* START *

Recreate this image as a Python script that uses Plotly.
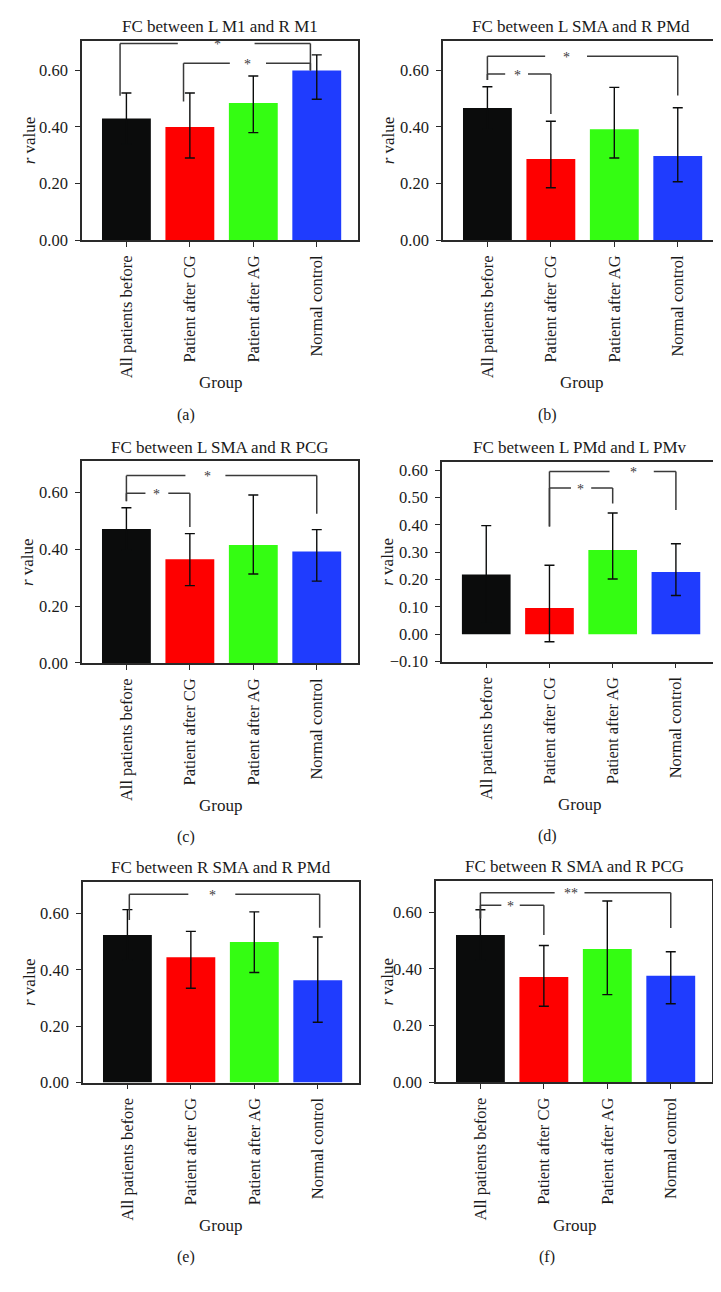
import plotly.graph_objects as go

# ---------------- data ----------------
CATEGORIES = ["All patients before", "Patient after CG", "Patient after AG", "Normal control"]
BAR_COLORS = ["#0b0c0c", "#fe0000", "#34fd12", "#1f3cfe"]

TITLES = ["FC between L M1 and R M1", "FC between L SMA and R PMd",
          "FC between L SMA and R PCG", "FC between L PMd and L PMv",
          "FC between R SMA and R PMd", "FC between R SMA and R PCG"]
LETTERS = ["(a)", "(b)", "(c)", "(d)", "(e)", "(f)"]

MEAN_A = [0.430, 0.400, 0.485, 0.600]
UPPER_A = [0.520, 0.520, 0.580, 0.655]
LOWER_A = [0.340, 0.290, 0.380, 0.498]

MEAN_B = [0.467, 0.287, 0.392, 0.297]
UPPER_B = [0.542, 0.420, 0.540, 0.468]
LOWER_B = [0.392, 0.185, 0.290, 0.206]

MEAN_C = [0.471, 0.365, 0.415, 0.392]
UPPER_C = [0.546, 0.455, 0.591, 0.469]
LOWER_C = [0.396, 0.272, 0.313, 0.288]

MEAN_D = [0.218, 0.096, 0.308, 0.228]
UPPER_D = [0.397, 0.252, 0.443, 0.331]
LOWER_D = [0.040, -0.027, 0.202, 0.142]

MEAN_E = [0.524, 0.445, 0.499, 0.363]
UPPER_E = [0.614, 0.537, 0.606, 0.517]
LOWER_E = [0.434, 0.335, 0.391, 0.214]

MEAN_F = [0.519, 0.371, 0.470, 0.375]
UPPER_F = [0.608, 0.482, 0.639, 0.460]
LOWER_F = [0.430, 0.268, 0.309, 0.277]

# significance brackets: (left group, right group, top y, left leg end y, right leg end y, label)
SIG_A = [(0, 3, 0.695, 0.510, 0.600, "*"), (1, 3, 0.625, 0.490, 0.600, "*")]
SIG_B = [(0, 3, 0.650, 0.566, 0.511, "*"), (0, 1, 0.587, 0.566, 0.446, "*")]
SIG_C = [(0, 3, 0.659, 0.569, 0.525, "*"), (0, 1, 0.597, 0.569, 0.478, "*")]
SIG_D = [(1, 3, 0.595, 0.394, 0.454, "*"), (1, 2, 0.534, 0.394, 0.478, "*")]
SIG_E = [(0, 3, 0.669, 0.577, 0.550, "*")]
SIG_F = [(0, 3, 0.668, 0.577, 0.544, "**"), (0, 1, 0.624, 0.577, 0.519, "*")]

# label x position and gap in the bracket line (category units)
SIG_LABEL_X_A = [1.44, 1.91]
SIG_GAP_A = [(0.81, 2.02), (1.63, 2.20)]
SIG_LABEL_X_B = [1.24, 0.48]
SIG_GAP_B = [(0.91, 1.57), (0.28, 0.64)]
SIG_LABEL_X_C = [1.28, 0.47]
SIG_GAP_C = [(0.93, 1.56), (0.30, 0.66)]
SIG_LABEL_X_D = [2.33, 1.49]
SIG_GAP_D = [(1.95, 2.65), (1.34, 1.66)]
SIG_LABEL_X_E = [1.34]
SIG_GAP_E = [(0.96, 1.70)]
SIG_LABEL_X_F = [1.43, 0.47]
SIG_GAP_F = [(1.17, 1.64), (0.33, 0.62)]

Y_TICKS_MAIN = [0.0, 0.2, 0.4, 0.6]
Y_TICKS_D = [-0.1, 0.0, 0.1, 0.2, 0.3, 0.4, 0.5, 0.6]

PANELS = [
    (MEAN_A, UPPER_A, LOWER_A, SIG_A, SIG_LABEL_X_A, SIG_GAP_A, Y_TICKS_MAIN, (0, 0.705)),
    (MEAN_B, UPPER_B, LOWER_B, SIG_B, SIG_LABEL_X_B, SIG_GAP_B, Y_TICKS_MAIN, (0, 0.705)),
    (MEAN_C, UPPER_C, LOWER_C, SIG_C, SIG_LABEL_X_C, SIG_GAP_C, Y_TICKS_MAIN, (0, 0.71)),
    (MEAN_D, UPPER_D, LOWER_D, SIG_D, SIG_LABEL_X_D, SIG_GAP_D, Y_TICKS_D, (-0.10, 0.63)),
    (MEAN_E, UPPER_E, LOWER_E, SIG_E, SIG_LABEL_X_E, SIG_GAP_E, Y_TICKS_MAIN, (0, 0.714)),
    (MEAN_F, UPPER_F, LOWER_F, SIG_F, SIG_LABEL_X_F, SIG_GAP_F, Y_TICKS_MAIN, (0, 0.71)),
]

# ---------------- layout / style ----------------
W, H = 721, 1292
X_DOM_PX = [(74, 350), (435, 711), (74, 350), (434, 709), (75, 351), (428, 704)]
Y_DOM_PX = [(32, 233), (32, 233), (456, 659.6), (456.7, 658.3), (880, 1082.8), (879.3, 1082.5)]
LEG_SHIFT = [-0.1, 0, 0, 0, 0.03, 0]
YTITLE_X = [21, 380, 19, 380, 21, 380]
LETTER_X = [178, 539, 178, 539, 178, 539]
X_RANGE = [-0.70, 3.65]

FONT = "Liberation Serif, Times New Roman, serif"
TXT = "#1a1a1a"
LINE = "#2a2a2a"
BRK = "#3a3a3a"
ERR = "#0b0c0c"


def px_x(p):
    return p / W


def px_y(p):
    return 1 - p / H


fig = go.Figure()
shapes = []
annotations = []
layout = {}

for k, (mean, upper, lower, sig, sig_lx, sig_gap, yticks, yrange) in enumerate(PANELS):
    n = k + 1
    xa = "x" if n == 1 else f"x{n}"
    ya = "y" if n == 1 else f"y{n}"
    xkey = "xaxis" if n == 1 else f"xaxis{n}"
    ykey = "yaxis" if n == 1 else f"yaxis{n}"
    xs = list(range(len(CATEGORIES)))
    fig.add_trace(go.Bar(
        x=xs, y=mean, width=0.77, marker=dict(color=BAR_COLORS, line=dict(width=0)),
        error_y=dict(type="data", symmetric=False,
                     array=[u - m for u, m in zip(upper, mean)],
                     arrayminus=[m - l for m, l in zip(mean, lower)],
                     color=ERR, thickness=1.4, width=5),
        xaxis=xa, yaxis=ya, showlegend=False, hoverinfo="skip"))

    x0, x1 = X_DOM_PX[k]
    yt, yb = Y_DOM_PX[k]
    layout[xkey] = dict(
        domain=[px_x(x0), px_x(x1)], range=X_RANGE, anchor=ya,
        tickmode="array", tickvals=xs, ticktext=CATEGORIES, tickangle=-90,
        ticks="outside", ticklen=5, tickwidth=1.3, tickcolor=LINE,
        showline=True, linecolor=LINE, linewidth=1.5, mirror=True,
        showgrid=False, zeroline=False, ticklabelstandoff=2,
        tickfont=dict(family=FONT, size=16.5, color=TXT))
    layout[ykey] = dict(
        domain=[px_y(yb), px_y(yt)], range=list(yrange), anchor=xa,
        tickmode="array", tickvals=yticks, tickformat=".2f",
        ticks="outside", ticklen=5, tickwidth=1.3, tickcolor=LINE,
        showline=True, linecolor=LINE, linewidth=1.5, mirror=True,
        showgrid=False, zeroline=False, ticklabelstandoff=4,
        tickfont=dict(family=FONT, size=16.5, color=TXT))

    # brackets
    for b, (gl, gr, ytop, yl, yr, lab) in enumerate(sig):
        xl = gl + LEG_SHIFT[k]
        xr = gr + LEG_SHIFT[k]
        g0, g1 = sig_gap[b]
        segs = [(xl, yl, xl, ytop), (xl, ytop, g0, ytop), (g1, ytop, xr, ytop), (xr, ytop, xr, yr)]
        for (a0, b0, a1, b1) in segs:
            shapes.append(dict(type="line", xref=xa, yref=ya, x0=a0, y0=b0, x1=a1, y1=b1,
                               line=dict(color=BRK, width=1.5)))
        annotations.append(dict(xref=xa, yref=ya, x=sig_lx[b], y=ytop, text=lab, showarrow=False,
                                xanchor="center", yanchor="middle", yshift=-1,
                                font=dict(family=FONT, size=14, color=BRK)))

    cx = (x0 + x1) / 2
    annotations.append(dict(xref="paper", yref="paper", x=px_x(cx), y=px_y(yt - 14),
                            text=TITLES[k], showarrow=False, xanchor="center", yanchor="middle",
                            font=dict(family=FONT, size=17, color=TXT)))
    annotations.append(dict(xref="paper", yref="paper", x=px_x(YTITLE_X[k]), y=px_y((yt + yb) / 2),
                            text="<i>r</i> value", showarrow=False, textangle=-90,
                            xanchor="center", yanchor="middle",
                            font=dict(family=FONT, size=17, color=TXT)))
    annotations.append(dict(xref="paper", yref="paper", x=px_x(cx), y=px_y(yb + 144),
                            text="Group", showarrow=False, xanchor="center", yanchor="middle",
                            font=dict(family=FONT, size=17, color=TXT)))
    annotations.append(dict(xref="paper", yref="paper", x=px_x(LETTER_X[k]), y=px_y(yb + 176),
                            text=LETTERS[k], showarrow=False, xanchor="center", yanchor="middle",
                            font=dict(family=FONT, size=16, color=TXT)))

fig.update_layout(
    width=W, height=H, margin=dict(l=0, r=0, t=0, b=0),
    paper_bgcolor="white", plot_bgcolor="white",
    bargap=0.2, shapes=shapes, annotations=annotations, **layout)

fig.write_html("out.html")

* END *

→ **WHAT IS ASKED**:
From the first line above through the line containing "LOWER_B = [0.392, 0.185, 0.290, 0.206]", copy everything exactly, without the pictures.

→ **EXPECTED ANSWER**:
Recreate this image as a Python script that uses Plotly.
import plotly.graph_objects as go

# ---------------- data ----------------
CATEGORIES = ["All patients before", "Patient after CG", "Patient after AG", "Normal control"]
BAR_COLORS = ["#0b0c0c", "#fe0000", "#34fd12", "#1f3cfe"]

TITLES = ["FC between L M1 and R M1", "FC between L SMA and R PMd",
          "FC between L SMA and R PCG", "FC between L PMd and L PMv",
          "FC between R SMA and R PMd", "FC between R SMA and R PCG"]
LETTERS = ["(a)", "(b)", "(c)", "(d)", "(e)", "(f)"]

MEAN_A = [0.430, 0.400, 0.485, 0.600]
UPPER_A = [0.520, 0.520, 0.580, 0.655]
LOWER_A = [0.340, 0.290, 0.380, 0.498]

MEAN_B = [0.467, 0.287, 0.392, 0.297]
UPPER_B = [0.542, 0.420, 0.540, 0.468]
LOWER_B = [0.392, 0.185, 0.290, 0.206]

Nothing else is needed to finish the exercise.